I think that's it for now. I'll be working at the refuge this weekend. If you are nearby you should come to our First Sunday at the Refuge presentation - a stunning video by Sammy Tedder titled Local Waters: Through the Seasons. A great way to spend a cool afternoon. Since this is a video I'm thinkin' there will be popcorn and soda. . . . . .

Gail



Tuesday, June 2, 2015

DON'T BE SAD - CHANGES IN ATTITUDES - BUT NOT LATITUDES

I don't expect all of you to read these notes. Some of you have said that they make you too sad. You hate that I have to go through this. Trust me - none of you hate it more than I do but I need to do this if I want to see my little longleafs grow! It's okay if you choose not to read about this experience but I would not be seeking treatment if I didn't think I had a good chance to be annoying a few more years.

FIRST naturally regenerated longleaf
in my yard this spring. It's about
twice that size now.
Which leads me to our expiration date. We all know we have one. We just don't know when it is. So we go sailing through life with little thought to The End. Our pets die. Our parents die. Famous people die. Our friends die. Our co-workers die. People around us die all the time but they die - not us. But then you get a disease and all of a sudden, "Whoa! Maybe I should not put off taking that trip until I've saved more money. Maybe I should do it now."

That's one attitude change for me. I'm thinking about things I'd like to do besides get the living room painted. I guess that is the bucket list but that term irks me so I'm not going to use it again.

I want to see the west - the mountains, the forests, the deserts. I want to go to Ohio where my father came from and climb Tener Mountain (I'm pretty sure that at least part of it must be on land one of my ancestors owned since my maiden name is Tener) and explore old cemeteries and find the resting places of my ancestors in Ohio and Georgia and North Carolina. I want to take a cruise on a paddlewheeler. I want to see my little bit of sandhill come back to vibrant life.

I've gone through more than six decades in boringly good health. The worst thing that's happened to me was a broken arm in the fourth grade from speeding too fast on my bicycle around a turn. Aside from a head cold or flu I've never been really sick. I never had surgery until April. I've never faced a serious or even semi-serious illness myself even though others around me have.

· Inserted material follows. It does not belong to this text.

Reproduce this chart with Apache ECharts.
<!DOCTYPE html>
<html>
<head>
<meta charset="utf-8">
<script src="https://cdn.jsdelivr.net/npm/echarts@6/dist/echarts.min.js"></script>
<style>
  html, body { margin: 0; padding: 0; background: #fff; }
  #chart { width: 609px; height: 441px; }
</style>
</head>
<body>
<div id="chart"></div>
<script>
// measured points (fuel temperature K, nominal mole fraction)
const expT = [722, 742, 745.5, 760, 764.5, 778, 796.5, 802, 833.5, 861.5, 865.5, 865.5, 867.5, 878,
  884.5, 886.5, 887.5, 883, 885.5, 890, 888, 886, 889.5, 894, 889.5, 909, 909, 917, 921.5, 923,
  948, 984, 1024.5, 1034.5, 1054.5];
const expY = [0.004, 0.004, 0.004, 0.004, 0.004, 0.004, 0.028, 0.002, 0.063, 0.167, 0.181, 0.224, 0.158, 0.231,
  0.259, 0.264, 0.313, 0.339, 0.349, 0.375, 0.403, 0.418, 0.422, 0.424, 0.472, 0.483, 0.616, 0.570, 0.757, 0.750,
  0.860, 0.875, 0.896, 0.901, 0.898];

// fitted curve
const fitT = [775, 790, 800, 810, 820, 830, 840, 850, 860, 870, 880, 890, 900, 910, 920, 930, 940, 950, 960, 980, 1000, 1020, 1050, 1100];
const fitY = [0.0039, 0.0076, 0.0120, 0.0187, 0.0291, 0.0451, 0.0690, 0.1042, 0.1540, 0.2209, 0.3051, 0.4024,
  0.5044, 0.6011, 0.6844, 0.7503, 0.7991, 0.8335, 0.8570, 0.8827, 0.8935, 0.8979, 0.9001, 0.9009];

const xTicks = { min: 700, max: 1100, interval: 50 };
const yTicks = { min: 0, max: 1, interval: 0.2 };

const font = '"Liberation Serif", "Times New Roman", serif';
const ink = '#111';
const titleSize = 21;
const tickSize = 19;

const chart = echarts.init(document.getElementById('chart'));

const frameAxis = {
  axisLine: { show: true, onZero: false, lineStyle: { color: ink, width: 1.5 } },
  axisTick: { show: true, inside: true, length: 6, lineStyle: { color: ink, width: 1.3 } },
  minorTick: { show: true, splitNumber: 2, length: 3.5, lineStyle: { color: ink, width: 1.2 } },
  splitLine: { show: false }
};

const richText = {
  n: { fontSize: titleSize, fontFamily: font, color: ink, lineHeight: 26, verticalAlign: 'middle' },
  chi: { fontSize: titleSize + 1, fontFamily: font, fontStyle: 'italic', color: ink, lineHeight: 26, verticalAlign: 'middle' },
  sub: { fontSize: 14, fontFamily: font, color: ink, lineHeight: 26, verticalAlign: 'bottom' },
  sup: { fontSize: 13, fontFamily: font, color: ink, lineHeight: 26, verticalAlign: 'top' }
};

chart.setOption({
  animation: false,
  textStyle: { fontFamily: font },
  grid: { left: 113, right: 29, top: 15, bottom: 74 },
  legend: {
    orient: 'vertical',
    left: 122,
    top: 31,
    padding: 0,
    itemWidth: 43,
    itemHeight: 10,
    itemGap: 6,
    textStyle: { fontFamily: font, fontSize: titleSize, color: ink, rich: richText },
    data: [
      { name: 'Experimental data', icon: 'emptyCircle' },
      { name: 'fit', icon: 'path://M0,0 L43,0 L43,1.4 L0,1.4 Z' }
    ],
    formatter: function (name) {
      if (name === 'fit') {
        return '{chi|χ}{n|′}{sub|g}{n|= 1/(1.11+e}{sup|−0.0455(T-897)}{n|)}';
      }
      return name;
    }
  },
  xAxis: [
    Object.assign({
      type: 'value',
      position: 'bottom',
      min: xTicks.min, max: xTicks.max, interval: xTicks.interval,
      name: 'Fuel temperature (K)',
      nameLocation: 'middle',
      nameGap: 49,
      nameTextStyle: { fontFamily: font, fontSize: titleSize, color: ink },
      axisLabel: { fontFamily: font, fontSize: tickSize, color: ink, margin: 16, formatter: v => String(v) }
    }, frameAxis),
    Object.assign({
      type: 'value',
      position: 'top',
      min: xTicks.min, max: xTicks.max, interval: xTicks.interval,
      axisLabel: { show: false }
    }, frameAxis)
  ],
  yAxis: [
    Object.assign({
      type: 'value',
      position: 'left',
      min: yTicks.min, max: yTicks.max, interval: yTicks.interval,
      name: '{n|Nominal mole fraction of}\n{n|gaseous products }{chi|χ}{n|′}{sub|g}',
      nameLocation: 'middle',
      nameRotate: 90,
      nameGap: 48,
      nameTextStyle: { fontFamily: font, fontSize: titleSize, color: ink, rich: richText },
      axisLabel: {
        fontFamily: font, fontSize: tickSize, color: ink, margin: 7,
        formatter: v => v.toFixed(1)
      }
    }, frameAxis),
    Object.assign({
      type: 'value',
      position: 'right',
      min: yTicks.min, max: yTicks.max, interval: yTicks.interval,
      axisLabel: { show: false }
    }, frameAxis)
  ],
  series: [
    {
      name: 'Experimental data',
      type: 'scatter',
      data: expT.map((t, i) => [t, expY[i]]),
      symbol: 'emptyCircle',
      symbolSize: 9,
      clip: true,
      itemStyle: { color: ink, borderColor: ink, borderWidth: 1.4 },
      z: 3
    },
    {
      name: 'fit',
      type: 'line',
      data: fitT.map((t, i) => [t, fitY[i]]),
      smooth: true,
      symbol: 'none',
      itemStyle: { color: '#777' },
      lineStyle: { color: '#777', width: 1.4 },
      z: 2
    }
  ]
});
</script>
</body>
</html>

I found this pretty little aster growing along
the dirt road behind my house this evening.
Now I have a better understanding of how they might feel. How they cope with living in pain or failing health or uncertainty. In this way, cancer is making me a better person just like working in a restaurant and bar while in college made me a better customer - don't leave the table a mess, don't be too loud, don't be rude to the person who is serving. etc. However, if they aren't doing a good job it's okay to let them know. I thought I was a compassionate person but now I see that I can be more caring and empathetic.

There is a lesson to be learned here folks.

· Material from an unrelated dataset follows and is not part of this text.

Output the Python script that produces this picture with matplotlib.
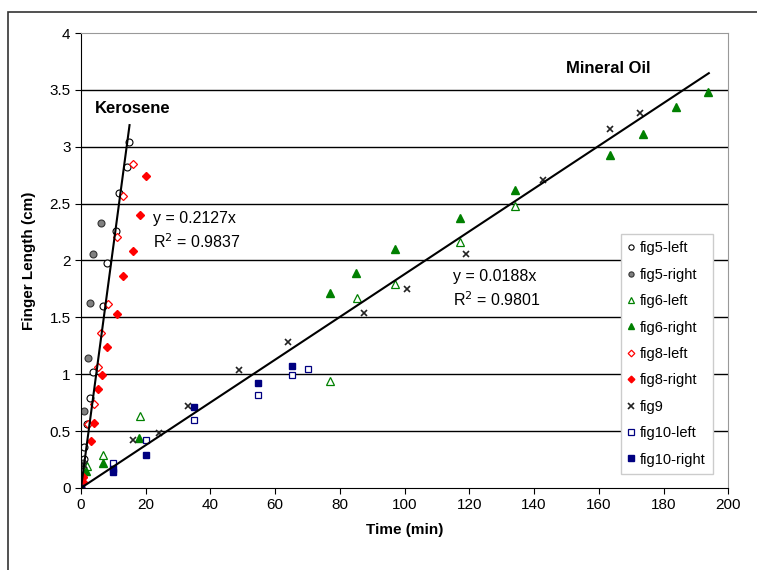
import matplotlib.pyplot as plt
from matplotlib.patches import Rectangle

plt.rcParams['font.family'] = ['Liberation Sans', 'DejaVu Sans']

# data (time in min, finger length in cm)
fig5_left_x = [0.3, 0.5, 0.8, 1.0, 2.0, 2.8, 3.8, 6.7, 7.9, 10.8, 11.7, 14.1, 14.8]
fig5_left_y = [0.05, 0.2, 0.25, 0.36, 0.56, 0.79, 1.02, 1.60, 1.98, 2.26, 2.59, 2.82, 3.04]
fig5_right_x = [0.3, 0.5, 1.0, 2.1, 2.8, 3.8, 6.1]
fig5_right_y = [0.1, 0.22, 0.68, 1.14, 1.63, 2.06, 2.33]
fig6_left_x = [0, 1.7, 6.9, 18.2, 77, 85.2, 96.9, 117.2, 134.2]
fig6_left_y = [0, 0.19, 0.29, 0.63, 0.94, 1.67, 1.79, 2.16, 2.48]
fig6_right_x = [0, 1.5, 6.9, 18.0, 77, 85, 96.9, 117.2, 134, 163.5, 173.6, 183.8, 193.6]
fig6_right_y = [0, 0.15, 0.22, 0.44, 1.71, 1.89, 2.10, 2.37, 2.62, 2.93, 3.11, 3.35, 3.48]
fig8_left_x = [0.5, 2.1, 4.1, 5.1, 6.1, 8.2, 11.0, 13.1, 16.0]
fig8_left_y = [0.1, 0.56, 0.74, 1.06, 1.36, 1.62, 2.21, 2.57, 2.85]
fig8_right_x = [0, 0.5, 0.7, 3.1, 4.1, 5.3, 6.4, 8.1, 11.0, 13.1, 16.0, 18.2, 20.1]
fig8_right_y = [0, 0.05, 0.1, 0.41, 0.57, 0.87, 0.99, 1.24, 1.53, 1.86, 2.08, 2.40, 2.74]
fig9_x = [1.0, 16.0, 24.1, 33.0, 48.9, 63.9, 87.5, 100.6, 118.9, 142.9, 163.5, 172.6]
fig9_y = [0.2, 0.42, 0.48, 0.72, 1.04, 1.28, 1.54, 1.75, 2.06, 2.71, 3.16, 3.30]
fig10_left_x = [0, 10, 20, 35, 54.8, 65.1, 70]
fig10_left_y = [0, 0.22, 0.42, 0.60, 0.82, 0.99, 1.05]
fig10_right_x = [0, 10, 10, 20, 35, 54.8, 65.1]
fig10_right_y = [0, 0.14, 0.17, 0.29, 0.71, 0.92, 1.07]

kerosene_slope = 0.2127
kerosene_xmax = 15
oil_slope = 0.0188
oil_xmax = 194

fig = plt.figure(figsize=(7.57, 5.7), dpi=100)
ax = fig.add_axes([0.107, 0.144, 0.855, 0.798])

for y in [0.5, 1, 1.5, 2, 2.5, 3, 3.5]:
    ax.axhline(y, color='black', lw=1, zorder=0)

ms = 5
ax.plot(fig5_left_x, fig5_left_y, 'o', mfc='white', mec='black', mew=0.8, ms=ms, ls='none', label='fig5-left')
ax.plot(fig5_right_x, fig5_right_y, 'o', mfc='#808080', mec='#333333', mew=0.8, ms=ms, ls='none', label='fig5-right')
ax.plot(fig6_left_x, fig6_left_y, '^', mfc='white', mec='#008000', mew=0.9, ms=ms+0.5, ls='none', label='fig6-left')
ax.plot(fig6_right_x, fig6_right_y, '^', mfc='#008000', mec='#008000', ms=ms+0.5, ls='none', label='fig6-right')
ax.plot(fig8_left_x, fig8_left_y, 'D', mfc='white', mec='#ff0000', mew=0.9, ms=ms-0.5, ls='none', label='fig8-left')
ax.plot(fig8_right_x, fig8_right_y, 'D', mfc='#ff0000', mec='#ff0000', ms=ms-0.5, ls='none', label='fig8-right')
ax.plot(fig9_x, fig9_y, 'x', color='#222222', mew=1.2, ms=ms, ls='none', label='fig9')
ax.plot(fig10_left_x, fig10_left_y, 's', mfc='white', mec='#000080', mew=0.9, ms=ms, ls='none', label='fig10-left')
ax.plot(fig10_right_x, fig10_right_y, 's', mfc='#000080', mec='#000080', ms=ms, ls='none', label='fig10-right')

ax.plot([0, kerosene_xmax], [0, kerosene_slope * kerosene_xmax], color='black', lw=1.5)
ax.plot([0, oil_xmax], [0, oil_slope * oil_xmax], color='black', lw=1.5)

ax.text(4.3, 3.34, 'Kerosene', fontsize=12, fontweight='bold', va='center')
ax.text(150, 3.69, 'Mineral Oil', fontsize=12, fontweight='bold', va='center')
ax.text(22.3, 2.37, 'y = 0.2127x', fontsize=11.5, va='center')
ax.text(22.3, 2.17, 'R$^2$ = 0.9837', fontsize=11.5, va='center')
ax.text(115, 1.86, 'y = 0.0188x', fontsize=11.5, va='center')
ax.text(115, 1.66, 'R$^2$ = 0.9801', fontsize=11.5, va='center')

ax.set_xlim(0, 200)
ax.set_ylim(0, 4)
ax.set_xticks(range(0, 201, 20))
ax.set_yticks([0, 0.5, 1, 1.5, 2, 2.5, 3, 3.5, 4])
ax.set_yticklabels(['0', '0.5', '1', '1.5', '2', '2.5', '3', '3.5', '4'])
ax.tick_params(direction='out', length=4, labelsize=11)
ax.spines['top'].set_color('#999999')
ax.spines['right'].set_color('#999999')
ax.set_xlabel('Time (min)', fontsize=11, fontweight='bold', labelpad=8)
ax.set_ylabel('Finger Length (cm)', fontsize=11, fontweight='bold', labelpad=10)

leg = ax.legend(loc='lower right', bbox_to_anchor=(0.987, 0.015), fontsize=10.5, markerscale=0.75,
                handlelength=0.5, handletextpad=0.3, labelspacing=0.85, borderpad=0.5,
                fancybox=False, framealpha=1, edgecolor='#cccccc')

fig.patches.append(Rectangle((8 / 757, -0.1), 1.2, 1.1 - 12 / 570, transform=fig.transFigure,
                             fill=False, edgecolor='#333333', lw=1.2))

fig.savefig('out.png', dpi=100)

I'm learning that many people want to help me and I am learning to accept help because that has always been difficult for me. My friends are the best people! Even those of you who live far away. I know you are sending me good vibes and I am grateful for that.

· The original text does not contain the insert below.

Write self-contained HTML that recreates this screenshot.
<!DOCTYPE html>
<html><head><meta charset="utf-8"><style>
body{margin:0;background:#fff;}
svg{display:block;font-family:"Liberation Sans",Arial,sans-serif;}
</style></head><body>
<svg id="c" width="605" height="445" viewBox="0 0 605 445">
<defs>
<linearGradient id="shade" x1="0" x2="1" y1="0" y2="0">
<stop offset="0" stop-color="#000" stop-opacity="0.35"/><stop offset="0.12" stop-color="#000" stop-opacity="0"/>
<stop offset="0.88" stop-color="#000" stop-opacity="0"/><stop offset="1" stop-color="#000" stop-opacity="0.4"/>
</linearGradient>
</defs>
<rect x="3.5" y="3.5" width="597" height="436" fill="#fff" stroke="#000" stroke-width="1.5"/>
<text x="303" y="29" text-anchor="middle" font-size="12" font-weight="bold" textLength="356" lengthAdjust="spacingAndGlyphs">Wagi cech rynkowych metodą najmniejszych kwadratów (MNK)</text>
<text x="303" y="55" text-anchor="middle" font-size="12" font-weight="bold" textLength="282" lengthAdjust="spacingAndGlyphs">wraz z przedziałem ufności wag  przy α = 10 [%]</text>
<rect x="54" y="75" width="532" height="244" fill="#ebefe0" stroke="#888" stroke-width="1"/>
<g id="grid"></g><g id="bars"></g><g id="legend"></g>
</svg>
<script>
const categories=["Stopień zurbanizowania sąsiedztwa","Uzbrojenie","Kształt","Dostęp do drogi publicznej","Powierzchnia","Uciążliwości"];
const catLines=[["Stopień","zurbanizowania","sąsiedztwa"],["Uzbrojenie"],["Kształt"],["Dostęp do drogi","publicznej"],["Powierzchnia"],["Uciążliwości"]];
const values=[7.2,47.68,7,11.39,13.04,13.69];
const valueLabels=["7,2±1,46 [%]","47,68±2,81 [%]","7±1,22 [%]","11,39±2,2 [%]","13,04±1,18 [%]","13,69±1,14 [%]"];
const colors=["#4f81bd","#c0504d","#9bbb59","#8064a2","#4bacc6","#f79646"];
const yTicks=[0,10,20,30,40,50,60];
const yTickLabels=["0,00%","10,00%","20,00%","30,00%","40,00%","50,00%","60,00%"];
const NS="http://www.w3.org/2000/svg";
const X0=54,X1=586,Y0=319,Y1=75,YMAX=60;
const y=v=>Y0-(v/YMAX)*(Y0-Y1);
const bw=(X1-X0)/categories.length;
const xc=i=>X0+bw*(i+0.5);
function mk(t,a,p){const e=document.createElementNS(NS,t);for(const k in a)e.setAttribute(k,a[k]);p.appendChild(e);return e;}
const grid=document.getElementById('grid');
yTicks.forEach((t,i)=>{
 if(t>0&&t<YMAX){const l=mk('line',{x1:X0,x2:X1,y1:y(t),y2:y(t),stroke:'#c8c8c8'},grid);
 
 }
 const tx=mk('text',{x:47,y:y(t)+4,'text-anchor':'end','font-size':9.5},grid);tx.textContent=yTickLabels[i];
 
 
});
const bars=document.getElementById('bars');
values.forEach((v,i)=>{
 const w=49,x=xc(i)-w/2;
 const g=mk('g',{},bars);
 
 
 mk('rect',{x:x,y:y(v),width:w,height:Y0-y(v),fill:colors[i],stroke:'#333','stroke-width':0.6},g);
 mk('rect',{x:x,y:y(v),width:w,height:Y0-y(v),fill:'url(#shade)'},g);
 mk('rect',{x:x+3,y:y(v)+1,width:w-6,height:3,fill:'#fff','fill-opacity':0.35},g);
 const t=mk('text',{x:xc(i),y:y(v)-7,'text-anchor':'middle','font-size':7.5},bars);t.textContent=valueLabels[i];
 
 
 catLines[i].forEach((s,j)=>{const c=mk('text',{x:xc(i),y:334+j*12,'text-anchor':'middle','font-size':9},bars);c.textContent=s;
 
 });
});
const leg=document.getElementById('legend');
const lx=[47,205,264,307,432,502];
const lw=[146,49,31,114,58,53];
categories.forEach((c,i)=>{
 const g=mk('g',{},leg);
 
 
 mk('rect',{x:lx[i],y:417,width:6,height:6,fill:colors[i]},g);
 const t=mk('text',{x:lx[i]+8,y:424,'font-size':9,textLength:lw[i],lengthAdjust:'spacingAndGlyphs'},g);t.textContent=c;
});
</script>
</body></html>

This is where the pavement ends
and the dirt begins on the way to
my house. I was a few minutes too late
to catch the really striking color of the
sunset. But I liked the juxtaposition
of the pretty clouds and the sign -
Pavement Ends.
This post has not been very humorous so I have to close with a smart ass remark. When I was in college the legal drinking age in Florida was 21. My friends and I celebrated my 21st birthday in a bar where I had been imbibing on a fake ID for a year. On the cake (and I have no idea how much they paid the baker to actually put this on the cake) was a fist shooting a bird and my still favorite phrase, "Fuck 'em if they can't take a joke." Even the bartender laughed.

The voyage is just beginning. There will be some rough seas ahead, after all Hurricane Season just began (and will end about the time my treatments are finished. But there will be good wind and smooth water too. Don't despair because I sure as hell ain't a gonna.